Periscopic prepared an infographic for Co.Design, which explains the pattern of patent applications of Apple and Google.

Patents are shown in form of two bubble charts: every dot stands for an engineer who is featured in at least one patent application and the lines mean that two people worked together. Periscopic analyzed patent applications submitted by the companies in approximately the past ten years.

Apple chart has the dark spot that contains most of the patents. Periscopic sees more centralized structure in Apple with a comparatively small team of inventors that constantly work on new projects. The chart with Google patents has less density: there are almost no dark clusters, and the number of patents is equally distributed between the large number of employees.

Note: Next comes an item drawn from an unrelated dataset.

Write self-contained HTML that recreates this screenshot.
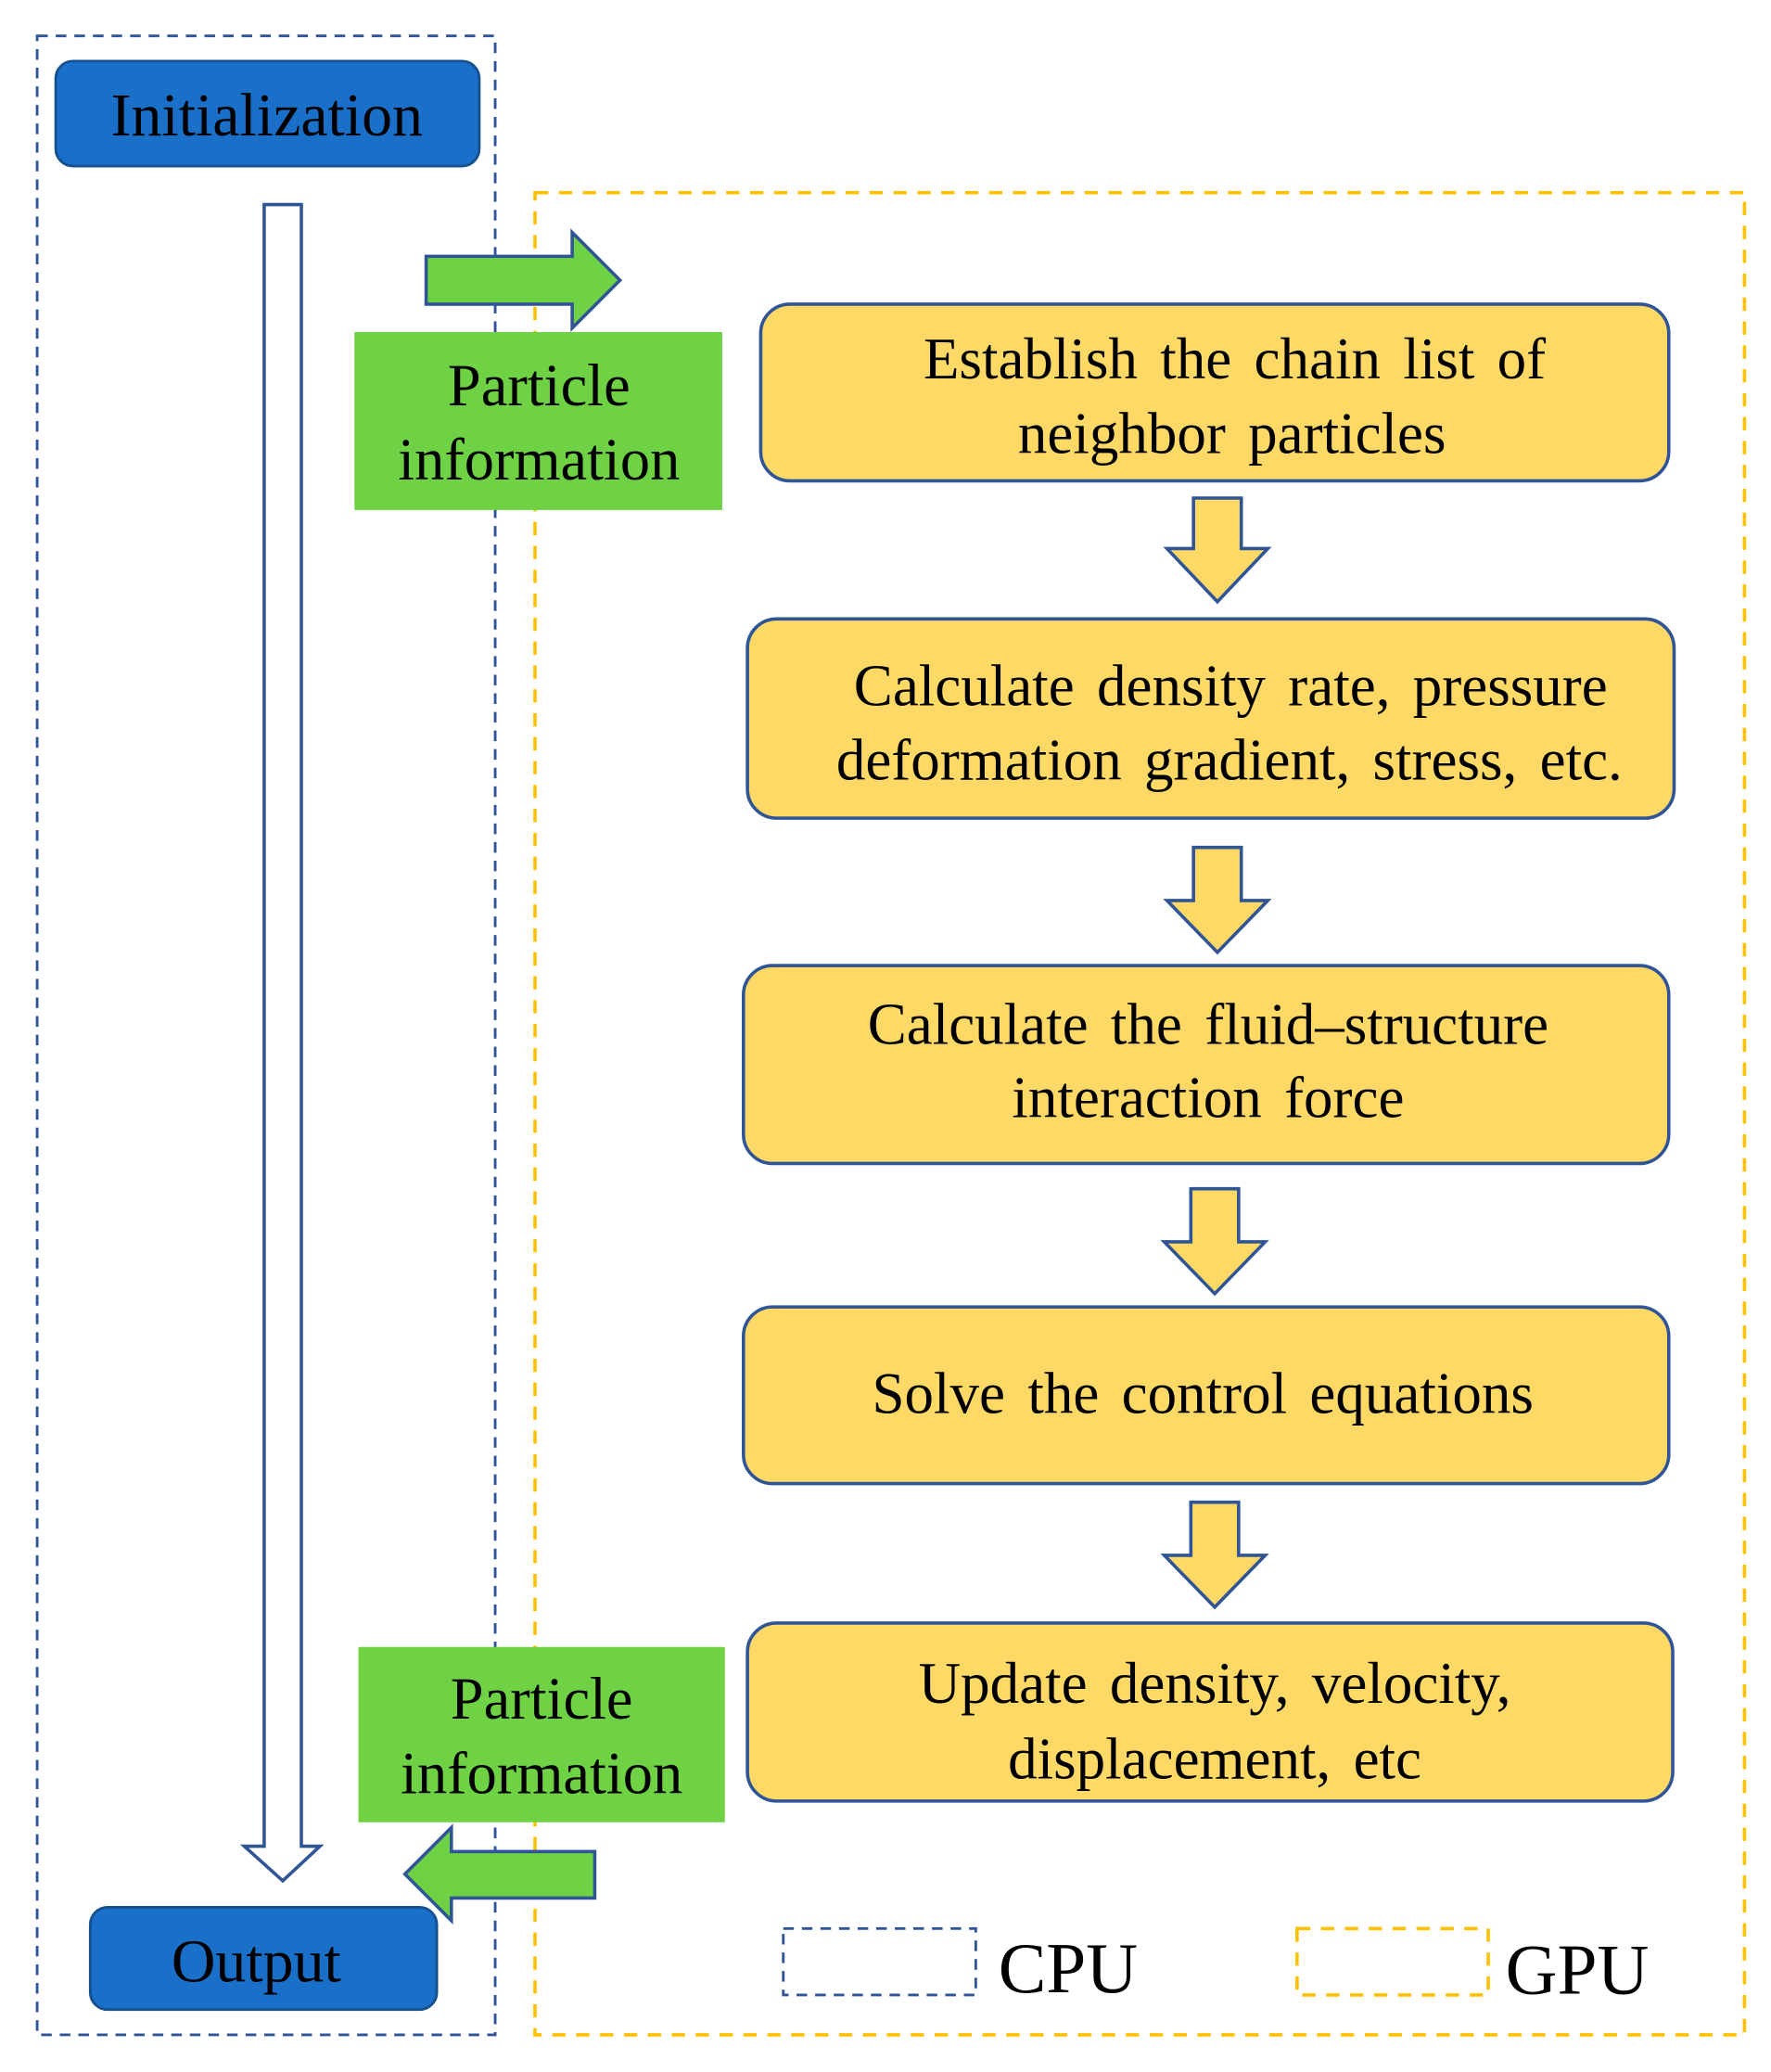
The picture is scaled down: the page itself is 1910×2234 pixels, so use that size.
<!DOCTYPE html>
<html><head><meta charset="utf-8"><style>
html,body{margin:0;padding:0;background:#fff;}
svg{display:block;}
text{font-family:"Liberation Serif",serif;fill:#000;}
</style></head><body>
<svg width="1910" height="2234" viewBox="0 0 1334 1560" preserveAspectRatio="none" xmlns="http://www.w3.org/2000/svg">
<rect x="28" y="27" width="345" height="1505" fill="none" stroke="#2f5597" stroke-width="2" stroke-dasharray="8,6"/>
<rect x="403" y="145" width="911" height="1387" fill="none" stroke="#ffc000" stroke-width="2.5" stroke-dasharray="10,8"/>

<rect x="42" y="46" width="319" height="79" rx="13" fill="#1a70c8" stroke="#15508f" stroke-width="2"/>
<text x="201" y="102" font-size="46" text-anchor="middle">Initialization</text>
<rect x="68" y="1436" width="261" height="77" rx="13" fill="#1a70c8" stroke="#15508f" stroke-width="2"/>
<text x="193" y="1492" font-size="46" text-anchor="middle">Output</text>

<polygon points="199,154 227,154 227,1390 241,1390 213,1416 184,1390 199,1390" fill="#fff" stroke="#2f5597" stroke-width="2.5"/>

<polygon points="321,193 431,193 431,175 467,211 431,247 431,229 321,229" fill="#6fd244" stroke="#2f5597" stroke-width="2.5"/>
<polygon points="448,1394 340,1394 340,1376 305,1411 340,1446 340,1429 448,1429" fill="#6fd244" stroke="#2f5597" stroke-width="2.5"/>

<rect x="267" y="250" width="277" height="134" fill="#6fd244"/>
<text x="406" y="305" font-size="45" text-anchor="middle">Particle</text>
<text x="406" y="361" font-size="45" text-anchor="middle">information</text>
<rect x="270" y="1240" width="276" height="132" fill="#6fd244"/>
<text x="408" y="1294" font-size="45" text-anchor="middle">Particle</text>
<text x="408" y="1350" font-size="45" text-anchor="middle">information</text>

<g fill="#ffd966" stroke="#2f5597" stroke-width="2.5">
<rect x="573" y="229" width="684" height="133" rx="22"/>
<rect x="563" y="466" width="698" height="150" rx="22"/>
<rect x="560" y="727" width="697" height="149" rx="22"/>
<rect x="560" y="984" width="697" height="133" rx="22"/>
<rect x="563" y="1222" width="697" height="134" rx="22"/>
</g>
<g font-size="44" text-anchor="middle" word-spacing="6">
<text x="930" y="285">Establish the chain list of</text>
<text x="928" y="341">neighbor particles</text>
<text x="927" y="531">Calculate density rate, pressure</text>
<text x="926" y="587">deformation gradient, stress, etc.</text>
<text x="910" y="786">Calculate the fluid–structure</text>
<text x="910" y="841">interaction force</text>
<text x="906" y="1064">Solve the control equations</text>
<text x="915" y="1282">Update density, velocity,</text>
<text x="915" y="1339">displacement, etc</text>
</g>

<g fill="#ffd966" stroke="#2f5597" stroke-width="2.5">
<polygon points="899,375 935,375 935,413 955,413 917,453 879,413 899,413"/>
<polygon points="899,638 935,638 935,678 955,678 917,717 879,678 899,678"/>
<polygon points="897,895 933,895 933,935 953,935 915,974 877,935 897,935"/>
<polygon points="897,1131 933,1131 933,1171 953,1171 915,1210 877,1171 897,1171"/>
</g>

<rect x="590" y="1452" width="145" height="50" fill="none" stroke="#2f5597" stroke-width="2" stroke-dasharray="8,6"/>
<text x="752" y="1500" font-size="54">CPU</text>
<rect x="977" y="1452" width="144" height="50" fill="none" stroke="#ffc000" stroke-width="2.5" stroke-dasharray="10,8"/>
<text x="1134" y="1501" font-size="54">GPU</text>
</svg>
</body></html>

Apple submitted 10,975 patent applications from 5,232 engineers in the past 10 years. During the same period, 8,888 Google engineers developed 12,386 patent applications. Periscopic shows the difference between development in Apple and Google on the example of their founders: the name of former head of Apple Steve Jobs is on 347 patents, while Google founders Sergey Brin and Larry Page participated in preparing 27 patents during the same period.

Also, the number of engineers per one patent is higher in Apple — on average, each of the applications was created by 4.2 professionals, whereas for Google this figure is 2.8 engineers. According to Periscopic, Apple engineer is almost twice as productive as his colleague from Google, with the average of nine patents versus four.